Anekdoten, Jubiläen und wilde Geschichten: Was an diesem Tag in der Welt der Musik passiert ist, lest ihr täglich in unserem Zeitsprung. Heute: 2.8.2005.

von Frank Thießies und Christof Leim

Am 2. August 2005 erscheint in den USA mit Dirty Diamonds das siebzehnte Album aus Alice Coopers Karriere als Solokünstler. Nach pompös produziertem Achtziger-Hard-Rock und Industrial-Liebäugelei markiert diese Scheibe – ähnlich wie schon der Vorgänger The Eyes Of Alice Cooper – eine Rückkehr zum Garagen-Rock im Siebziger-Sound. In Europa kam die Platte übrigens schon am 4. Juli raus. Warum diese versetzte Veröffentlichungspolitik? Keine Ahnung. Heute jedenfalls undenkbar.

Hier könnt ihr euch Dirty Diamonds anhören:

Rock-Rückbesinnung

Nachdem Cooper Trash (1989) und Hey Stoopid (1991) erfolgreich an den Chart-Hard-Rock der späten Achtziger angedockt und ein Comeback eingeleitet hat, klingt schon The Last Temptation aus dem Jahr 1994 nach dem Wunsch, wieder zum angerauten Siebziger-Rock-Sound zurückzukehren. (Das mag auch der Tatsache geschuldet sein, dass sich damals dank der Grunge-Explosion die Rock’n’Roll-Landschaft grundlegend geändert hat.) 

Zurück in die Garage: Alice Cooper 2005 – Foto: Chris Weeks/WireImage/Getty Images

Die stilistische Reise geht noch weiter mit einem metallischen Industrial-(Ex-)kurs auf den beiden Jahrtausendwende-Platten Brutal Planet (2000) und Dragontown (2001). Die kann man wohl als Ausreißer begreifen, besinnt sich Cooper doch 2003 mit The Eyes Of Alice Cooper wieder seiner Detroiter-Wurzeln.
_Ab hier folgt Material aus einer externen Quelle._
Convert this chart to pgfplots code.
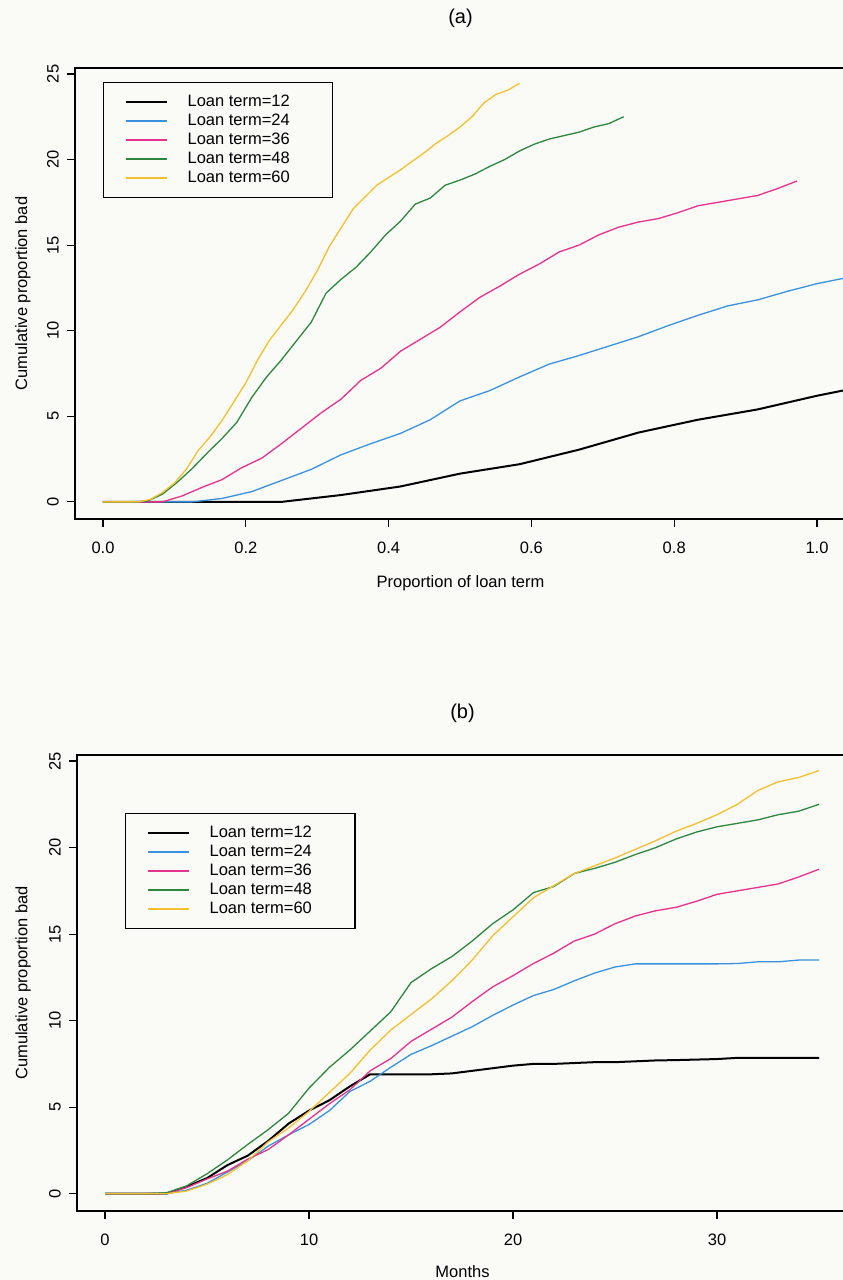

Mit einer patenten wie potenten jungen Band im Rücken, zu der Gitarrist Ryan Roxie genauso wie Bassist Chuck Garric und Schlagzeuger Eric Singer zählen, setzt Altmeister Alice den wieder eingeschlagenen Garagen-Rock-Weg auf dem Nachfolger fort, um den es in diesem Zeitsprung geht. Auch wenn es zuvor noch zu leichten Personaländerungen kommt.

Frisches Blut

Da Drummer Eric Singer wieder seinen Verpflichtungen bei Kiss nachgehen möchte, wird er auf Dirty Diamonds von Tommy Clufetos (später Rob Zombie, Black Sabbath) vertreten. Warum Singer sich dann trotzdem im Booklet auf dem Gruppenbilds findet, wirkt nicht minder mysteriös wie die eingangs erwähnte versetzte Veröffentlichungspolitik dies und jenseits des Atlantiks. Auch zählt Gitarrist Eric Dover (Jellyfish, Slash’s Snakepit) nicht länger zum Ensemble. Für ihn übernimmt Damon Johnson (Brother Cane, später Thin Lizzy/Black Star Riders) die zweite Gitarre. 

 

Zu großen Teilen von Cooper und Roxie mit den Bandkollegen komponiert, gibt sich das vom gelegentlichen Co-Songwriter Rick Boston und Steve Lindsey (Leonard Cohen) produzierte Album schön breitgefächert, abwechslungsreich und vor allem traditionell. „Ich höre ein bisschen Billion Dollar Babies, ein bisschen Killer, ein wenig School’s Out  darin – aber es ist alles neues Material!“ fasst Cooper die eigenen Referenzen und den weitgehend von Overdubs befreiten Produktionsansatz freudig zusammen. „Es ist ein sehr bandorientiertes Album, alles geht auf die Idee zurück, dass eine Band einfach wie eine Band klingen sollte. Ich habe noch nie die perfekte Gruppe gehört. Selbst die Stones machen noch kleine Fehler. So klingt es nun mal, und genauso will ich es auch auf der Platte hören. Ich will, dass es so echt wie möglich klingt.“ 

Roh, rotzig, dann ein Stilbruch

Während man dem Opener Woman Of Mass Destruction mit seinem treibenden Orgelwerk musikalisch die Schlaghosen förmlich ansehen kann, verballhornt die Nummer inhaltlich die damals im Bush-Irak-Kontext geflügelten Worte von Massenvernichtungswaffen („Weapons Of Mass Destruction“). Mit einem Stones-würdigen Riff schließt sich der lockere und programmatische Rocker Perfect an, bevor You Make Me Wanna wieder im Zungenrocker-Territorium wildert. Der Titeltrack samt saftiger Bläser-Sektion hingegen lässt mit seinem kunstvollen Intro zunächst die elaborierten Bob-Ezrin-Produktionen der originären Alice Cooper Band ins Gedächtnis springen, bevor die Band sich bei dem Song die Finger schmutzig macht. Bis heute ist die Nummer mit ihren dezenten Paranoid-Parallelen ein gern gesehener Gast auf der Setlist.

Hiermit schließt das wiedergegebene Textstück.